> [The exercise]: Reproduce the data below in full and exclude every picture.

◇ ◇ ◇ ◇ ◇ ◇ ◇

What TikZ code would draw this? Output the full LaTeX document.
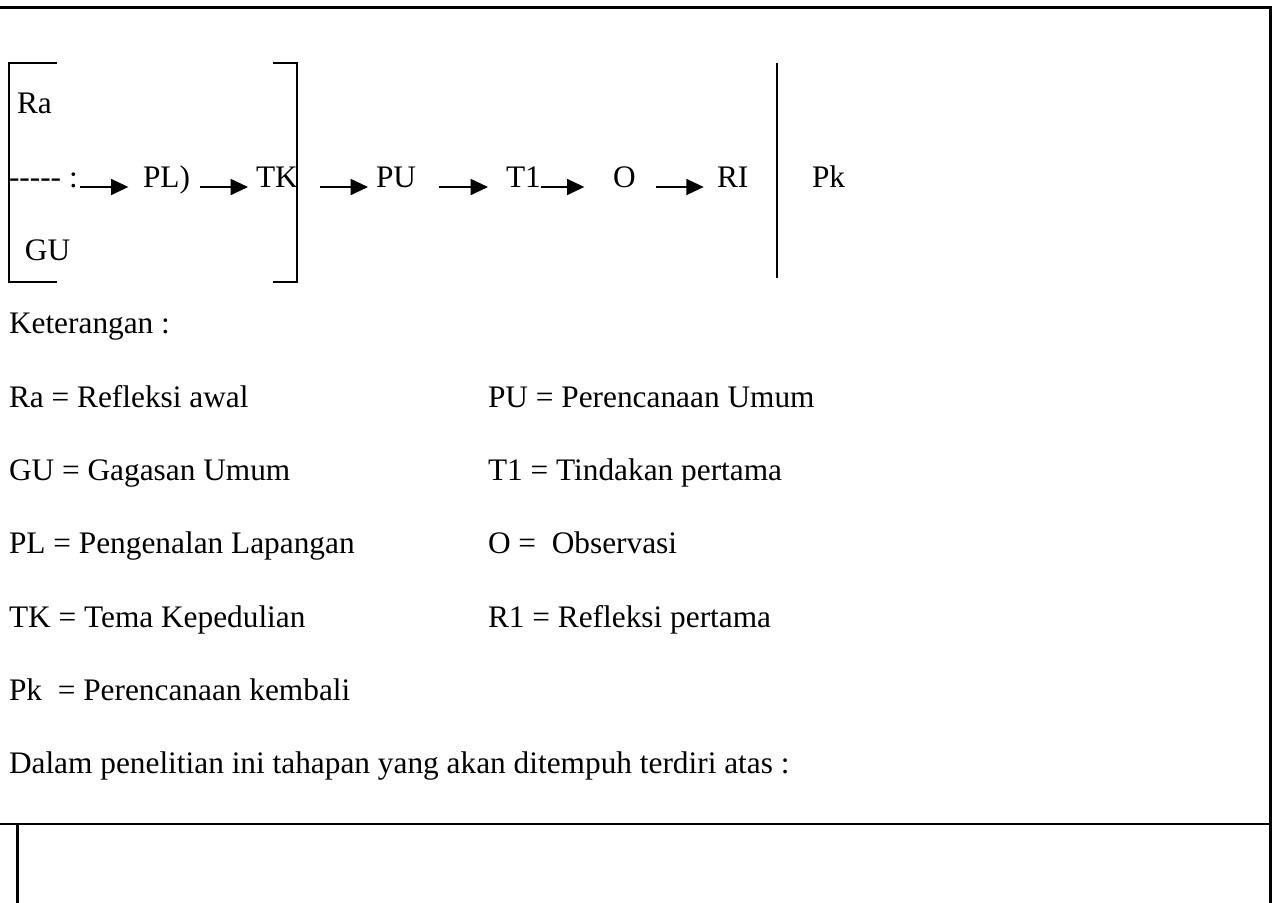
\documentclass[tikz,border=0pt]{standalone}
\usepackage{fontspec}
\setmainfont{Liberation Serif}
\usetikzlibrary{arrows.meta}
\begin{document}
\begin{tikzpicture}[x=0.75pt,y=-0.75pt,
  every node/.style={inner sep=0pt,outer sep=0pt,anchor=base west,font=\fontsize{23.5pt}{28pt}\selectfont},
  frame/.style={line width=1.6pt},
  thick frame/.style={line width=2.2pt},
  brack/.style={line width=1.1pt},
  arr/.style={line width=1.3pt,-{Triangle[length=13pt,width=12pt]}}]
\useasboundingbox (0,0) rectangle (1272,903);
% outer frame
\draw[frame] (0,7.5) -- (1270.5,7.5) -- (1270.5,903);
\draw[thick frame] (0,824) -- (1272,824);
\draw[frame] (17.5,824) -- (17.5,903);
% brackets
\draw[brack] (57,63) -- (9,63) -- (9,282) -- (57,282);
\draw[brack] (273,63) -- (297,63) -- (297,282) -- (273,282);
\draw[brack] (777,63) -- (777,278);
% diagram texts
\node (ra) at (17,113) {Ra};
\node (gu) at (25,260) {GU};
\node (start) at (9,187) {-{}-{}-{}-{}- :};
\node (pl) at (143,187) {PL)};
\node (tk) at (256,187) {TK};
\node (pu) at (376,187) {PU};
\node (t1) at (506,187) {T1};
\node (o) at (613,187) {O};
\node (ri) at (717,187) {RI};
\node (pk) at (812,187) {Pk};
% arrows
\draw[arr,shorten <=2pt,shorten >=11pt] (start.base east) -- (pl.base west);
\draw[arr,shorten <=7.5pt,shorten >=6pt] (pl.base east) -- (tk.base west);
\draw[arr,shorten <=17pt,shorten >=6pt] (tk.base east) -- (pu.base west);
\draw[arr,shorten <=17pt,shorten >=13.5pt] (pu.base east) -- (t1.base west);
\draw[arr,shorten <=0pt,shorten >=21.5pt] (t1.base east) -- (o.base west);
\draw[arr,shorten <=15.5pt,shorten >=10pt] (o.base east) -- (ri.base west);
% legend
\node (ket) at (9,333) {Keterangan :};
\node (l1) at (9,407) {Ra = Refleksi awal};
\node (l2) at (9,480) {GU = Gagasan Umum};
\node (l3) at (9,553) {PL = Pengenalan Lapangan};
\node (l4) at (9,627) {TK = Tema Kepedulian};
\node (l5) at (9,700) {Pk ~= Perencanaan kembali};
\node (r1) at (488,407) {PU = Perencanaan Umum};
\node (r2) at (488,480) {T1 = Tindakan pertama};
\node (r3) at (488,553) {O = ~Observasi};
\node (r4) at (488,627) {R1 = Refleksi pertama};
\node (dalam) at (9,773) {Dalam penelitian ini tahapan yang akan ditempuh terdiri atas :};
\end{tikzpicture}
\end{document}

◇ ◇ ◇ ◇ ◇ ◇ ◇

> [Task output]:
What TikZ code would draw this? Output the full LaTeX document.
\documentclass[tikz,border=0pt]{standalone}
\usepackage{fontspec}
\setmainfont{Liberation Serif}
\usetikzlibrary{arrows.meta}
\begin{document}
\begin{tikzpicture}[x=0.75pt,y=-0.75pt,
  every node/.style={inner sep=0pt,outer sep=0pt,anchor=base west,font=\fontsize{23.5pt}{28pt}\selectfont},
  frame/.style={line width=1.6pt},
  thick frame/.style={line width=2.2pt},
  brack/.style={line width=1.1pt},
  arr/.style={line width=1.3pt,-{Triangle[length=13pt,width=12pt]}}]
\useasboundingbox (0,0) rectangle (1272,903);
% outer frame
\draw[frame] (0,7.5) -- (1270.5,7.5) -- (1270.5,903);
\draw[thick frame] (0,824) -- (1272,824);
\draw[frame] (17.5,824) -- (17.5,903);
% brackets
\draw[brack] (57,63) -- (9,63) -- (9,282) -- (57,282);
\draw[brack] (273,63) -- (297,63) -- (297,282) -- (273,282);
\draw[brack] (777,63) -- (777,278);
% diagram texts
\node (ra) at (17,113) {Ra};
\node (gu) at (25,260) {GU};
\node (start) at (9,187) {-{}-{}-{}-{}- :};
\node (pl) at (143,187) {PL)};
\node (tk) at (256,187) {TK};
\node (pu) at (376,187) {PU};
\node (t1) at (506,187) {T1};
\node (o) at (613,187) {O};
\node (ri) at (717,187) {RI};
\node (pk) at (812,187) {Pk};
% arrows
\draw[arr,shorten <=2pt,shorten >=11pt] (start.base east) -- (pl.base west);
\draw[arr,shorten <=7.5pt,shorten >=6pt] (pl.base east) -- (tk.base west);
\draw[arr,shorten <=17pt,shorten >=6pt] (tk.base east) -- (pu.base west);
\draw[arr,shorten <=17pt,shorten >=13.5pt] (pu.base east) -- (t1.base west);
\draw[arr,shorten <=0pt,shorten >=21.5pt] (t1.base east) -- (o.base west);
\draw[arr,shorten <=15.5pt,shorten >=10pt] (o.base east) -- (ri.base west);
% legend
\node (ket) at (9,333) {Keterangan :};
\node (l1) at (9,407) {Ra = Refleksi awal};
\node (l2) at (9,480) {GU = Gagasan Umum};
\node (l3) at (9,553) {PL = Pengenalan Lapangan};
\node (l4) at (9,627) {TK = Tema Kepedulian};
\node (l5) at (9,700) {Pk ~= Perencanaan kembali};
\node (r1) at (488,407) {PU = Perencanaan Umum};
\node (r2) at (488,480) {T1 = Tindakan pertama};
\node (r3) at (488,553) {O = ~Observasi};
\node (r4) at (488,627) {R1 = Refleksi pertama};
\node (dalam) at (9,773) {Dalam penelitian ini tahapan yang akan ditempuh terdiri atas :};
\end{tikzpicture}
\end{document}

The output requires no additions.